Our client provides services to convert print ads to online ads to most of the top retailers in USA.
Among other flex based ads processing tools, a rules-based extraction system was created in which user-specified rules are used to ‘understand’ and automatically extract and parse unstructured data in print ads files and save that information in separate fields in a database, for subsequent access by multiple applications. This system also extracts images and creates hotspots, thus reducing the workload of the graphics team.
Streamline the current cumbersome and manual effort required in the extraction of data and images from pdf files and creation of hotspots, with, a semi-automated procedure supported by this Radicle developed application.

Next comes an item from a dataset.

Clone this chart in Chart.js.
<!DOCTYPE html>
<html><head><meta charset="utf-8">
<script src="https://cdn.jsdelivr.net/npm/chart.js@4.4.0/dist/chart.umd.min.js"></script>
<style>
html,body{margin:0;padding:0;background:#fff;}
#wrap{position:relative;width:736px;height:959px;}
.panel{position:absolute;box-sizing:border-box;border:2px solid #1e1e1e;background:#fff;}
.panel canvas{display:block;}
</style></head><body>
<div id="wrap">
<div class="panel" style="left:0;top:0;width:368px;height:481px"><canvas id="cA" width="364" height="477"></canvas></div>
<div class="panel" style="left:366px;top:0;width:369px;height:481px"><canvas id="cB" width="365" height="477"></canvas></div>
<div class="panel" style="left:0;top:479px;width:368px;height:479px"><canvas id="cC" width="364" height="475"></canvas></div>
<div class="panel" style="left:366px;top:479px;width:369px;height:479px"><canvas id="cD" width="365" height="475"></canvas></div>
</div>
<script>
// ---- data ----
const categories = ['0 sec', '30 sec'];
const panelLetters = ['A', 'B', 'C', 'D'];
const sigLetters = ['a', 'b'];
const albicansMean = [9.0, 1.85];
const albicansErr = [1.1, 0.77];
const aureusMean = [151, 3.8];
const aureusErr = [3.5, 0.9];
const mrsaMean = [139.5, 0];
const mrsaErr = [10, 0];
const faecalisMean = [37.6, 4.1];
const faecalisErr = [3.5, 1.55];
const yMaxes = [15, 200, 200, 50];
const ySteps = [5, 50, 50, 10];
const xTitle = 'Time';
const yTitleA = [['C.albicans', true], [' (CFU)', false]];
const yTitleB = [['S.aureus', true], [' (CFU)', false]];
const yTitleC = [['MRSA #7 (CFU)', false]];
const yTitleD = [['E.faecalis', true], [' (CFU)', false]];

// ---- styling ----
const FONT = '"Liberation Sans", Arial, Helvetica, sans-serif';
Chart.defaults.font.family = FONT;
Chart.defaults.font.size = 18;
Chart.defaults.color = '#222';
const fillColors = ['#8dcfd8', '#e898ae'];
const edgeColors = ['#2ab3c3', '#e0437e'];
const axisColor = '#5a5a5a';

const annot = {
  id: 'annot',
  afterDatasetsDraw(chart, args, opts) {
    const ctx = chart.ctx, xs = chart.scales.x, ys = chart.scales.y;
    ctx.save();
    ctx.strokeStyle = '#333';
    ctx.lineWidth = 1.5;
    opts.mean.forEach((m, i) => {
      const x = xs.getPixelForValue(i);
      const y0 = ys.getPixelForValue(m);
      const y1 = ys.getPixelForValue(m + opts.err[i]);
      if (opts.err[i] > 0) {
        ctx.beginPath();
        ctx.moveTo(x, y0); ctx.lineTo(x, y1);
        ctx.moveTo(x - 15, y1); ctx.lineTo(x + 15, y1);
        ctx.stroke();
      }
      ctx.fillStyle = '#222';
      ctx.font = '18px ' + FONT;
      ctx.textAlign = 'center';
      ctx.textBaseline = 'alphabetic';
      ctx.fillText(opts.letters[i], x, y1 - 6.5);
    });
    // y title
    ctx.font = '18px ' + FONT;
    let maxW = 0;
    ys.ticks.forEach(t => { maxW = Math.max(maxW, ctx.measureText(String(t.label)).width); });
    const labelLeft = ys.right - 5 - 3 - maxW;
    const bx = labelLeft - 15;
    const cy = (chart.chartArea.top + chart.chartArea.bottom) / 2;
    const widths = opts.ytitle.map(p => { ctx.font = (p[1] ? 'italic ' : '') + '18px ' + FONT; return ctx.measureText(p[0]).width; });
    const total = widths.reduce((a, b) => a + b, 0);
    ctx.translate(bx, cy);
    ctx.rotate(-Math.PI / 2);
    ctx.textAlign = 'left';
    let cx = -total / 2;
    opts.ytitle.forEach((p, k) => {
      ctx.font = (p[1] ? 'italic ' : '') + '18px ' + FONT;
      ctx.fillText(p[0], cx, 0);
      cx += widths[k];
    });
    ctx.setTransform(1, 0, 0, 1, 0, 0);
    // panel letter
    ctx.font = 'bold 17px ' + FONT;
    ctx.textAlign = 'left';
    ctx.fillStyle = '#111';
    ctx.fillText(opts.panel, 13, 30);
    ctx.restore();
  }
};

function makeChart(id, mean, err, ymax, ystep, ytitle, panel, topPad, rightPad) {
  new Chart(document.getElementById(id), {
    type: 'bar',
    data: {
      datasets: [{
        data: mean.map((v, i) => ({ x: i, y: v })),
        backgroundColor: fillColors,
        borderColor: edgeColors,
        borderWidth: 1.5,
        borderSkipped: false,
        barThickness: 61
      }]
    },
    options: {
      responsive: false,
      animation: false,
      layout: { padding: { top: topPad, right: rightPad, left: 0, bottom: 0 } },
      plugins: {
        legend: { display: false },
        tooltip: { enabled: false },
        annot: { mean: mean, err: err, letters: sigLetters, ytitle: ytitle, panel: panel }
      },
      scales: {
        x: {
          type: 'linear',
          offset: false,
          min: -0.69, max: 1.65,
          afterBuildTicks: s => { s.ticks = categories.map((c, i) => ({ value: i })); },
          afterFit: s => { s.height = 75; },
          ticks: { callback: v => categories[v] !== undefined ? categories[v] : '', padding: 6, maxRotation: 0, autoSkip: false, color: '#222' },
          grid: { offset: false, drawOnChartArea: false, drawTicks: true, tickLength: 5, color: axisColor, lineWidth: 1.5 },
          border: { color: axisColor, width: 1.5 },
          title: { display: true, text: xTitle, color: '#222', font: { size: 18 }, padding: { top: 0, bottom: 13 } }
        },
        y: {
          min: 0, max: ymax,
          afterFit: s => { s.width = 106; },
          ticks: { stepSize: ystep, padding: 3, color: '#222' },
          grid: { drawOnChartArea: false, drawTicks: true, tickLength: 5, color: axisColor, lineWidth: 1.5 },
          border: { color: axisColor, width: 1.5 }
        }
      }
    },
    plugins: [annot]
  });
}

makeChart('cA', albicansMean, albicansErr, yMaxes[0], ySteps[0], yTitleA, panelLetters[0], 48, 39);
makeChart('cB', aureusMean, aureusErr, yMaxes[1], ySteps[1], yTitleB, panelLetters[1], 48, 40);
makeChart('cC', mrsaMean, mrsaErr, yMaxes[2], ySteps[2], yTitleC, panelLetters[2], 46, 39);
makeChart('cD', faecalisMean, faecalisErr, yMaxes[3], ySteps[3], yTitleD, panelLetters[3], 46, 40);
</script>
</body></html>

A proof of concept was created in an initial 3-week analysis phase. Based on the understanding from this 3-week effort, a rules-based extraction process was employed in which user-specified rules were used to “understand” and automatically extract and parse unstructured data in pdf files and save that information in separate fields in a database, for subsequent access by multiple applications.
This process also extracts images and creates hotspots, thus reducing the workload of the graphics team. Further, to improve system performance, the application uses low-resolution pdf for the client front-end application. The original high-quality images at the server backend are then extracted from high-resolution pdf files using the image information gathered during the extraction process.
- Rule Engine – Users can create rules based on text attributes, keywords, and patterns for different listing fields and specify formatting to parsed text.
- Text Extraction – Users can apply for retailer or promotion specific rules to extract, parse and format text and Images for a listing from pdf files.
- As part of the listing extraction process, the user can choose to automatically create hotspots for a listing on a pdf page. These hot spots can be attached to one or more advertisement listings.
- Image Extract – Users can extract listing images from a low-resolution pdf and tie one of the images to a listing. The application extracts a high-resolution image from a high-resolution pdf on the backend through a batch process based on the image information gathered at the front end. It also provides simple workflow capability to graphics users to correct the images.
- System Integration – Integrated with existing systems so that application could be in place by the 2006 holiday season without requiring major changes and training to other existing systems.
DotNet, C#, SQL Server and a 3rd party pdf extraction library.